Such racism is now associated with ignorance, but in those centuries it was a generally accepted worldview, its scientific foundations unquestioned. From a need to explore and categorize the natural world, the idea gradually arose that humans too, in all their variety, could be classified. Using increasingly precise methods – such as that endless measuring of skulls – the presumed races were discovered and described.
The doctrine of racial inequality can be seen as a product of the scientific attitude that the Enlightenment did so much to propagate. Indeed, great philosophers like Hume, Kant and Voltaire believed in a hierarchy of races, even though this belief was at odds with their philosophical principles. In his essay ‘Of National Characters’ (1741), David Hume observes, ‘I am apt to suspect the Negroes, and in general all other species of men to be naturally inferior to the whites. There never was any civilized nation of any other complexion than white, nor even any individual eminent in action or speculation.’ Later in the same paragraph he sneers, ‘In Jamaica, indeed, they talk of one negroe as a man of parts and learning; but it is likely he is admired for slender accomplishments, like a parrot, who speaks a few words plainly.’25
It takes little effort to put together a long list of such remarks, which demonstrate that the greatest minds of the modern era, almost without exception, had a view of the world that we would now describe as racist. As I have already noted, this was prompted in part by the voyages of discovery that brought Europeans into contact with ‘primitive’ peoples. How could the difference between them, in technological development in particular, otherwise be understood?

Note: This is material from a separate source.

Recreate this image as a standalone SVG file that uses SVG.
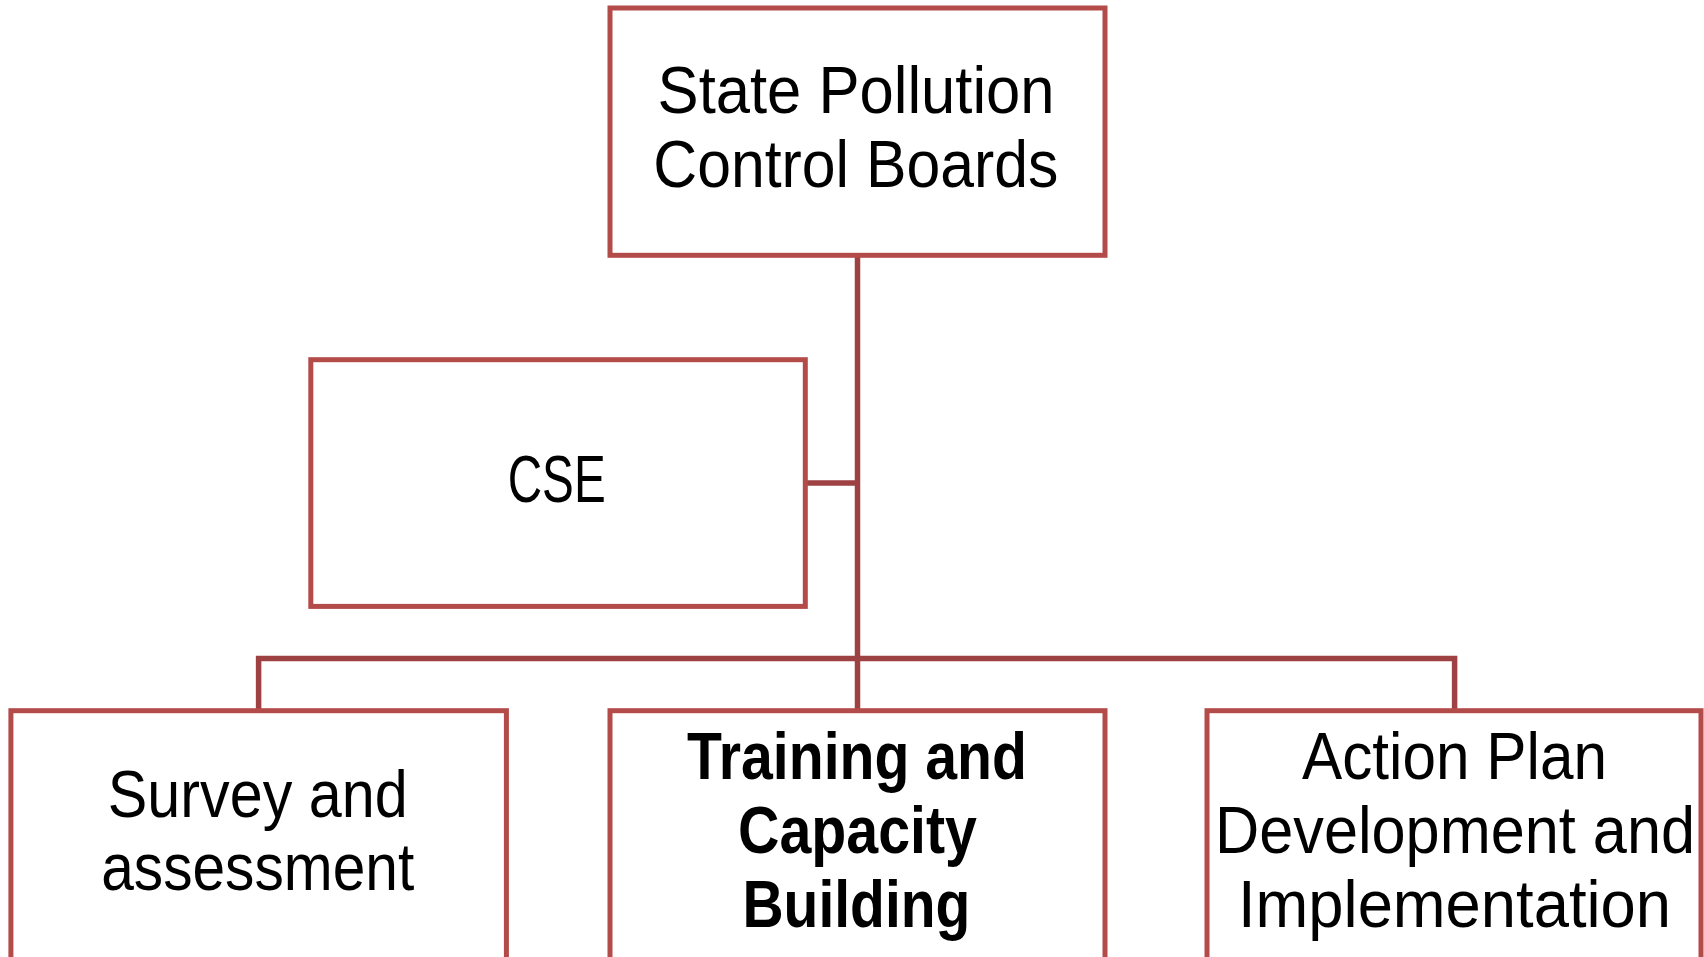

The discourses of Montesquieu are one good example. He wondered why ‘the laws, manners, and customs, even those which seem quite indifferent, such as their mode of dress, are the same to this very day, in Eastern countries, as they were a thousand years ago’. He then addresses the subject of laziness, ‘a sort of indolence of mind, naturally connected with that of the body, by means of which they grow incapable of any exertion or effort’. It is understandable that everything remains the same, since ‘once the soul has received an impression, she cannot change it’.26
So we see that great philosophers like Erasmus, Kant, Hume, Locke and Montesquieu, each in his own way, became caught up in the idea of a Christian and humanist Europe. That tradition formed the boundary of their imaginations, with all the contradictions and limitations it involved. Yet their legacy goes further. Despite the prejudices that all Enlightenment thinkers carried with them, cosmopolitanism is a valuable idea, since it attempts to think beyond differences and conceive of humanity as a whole.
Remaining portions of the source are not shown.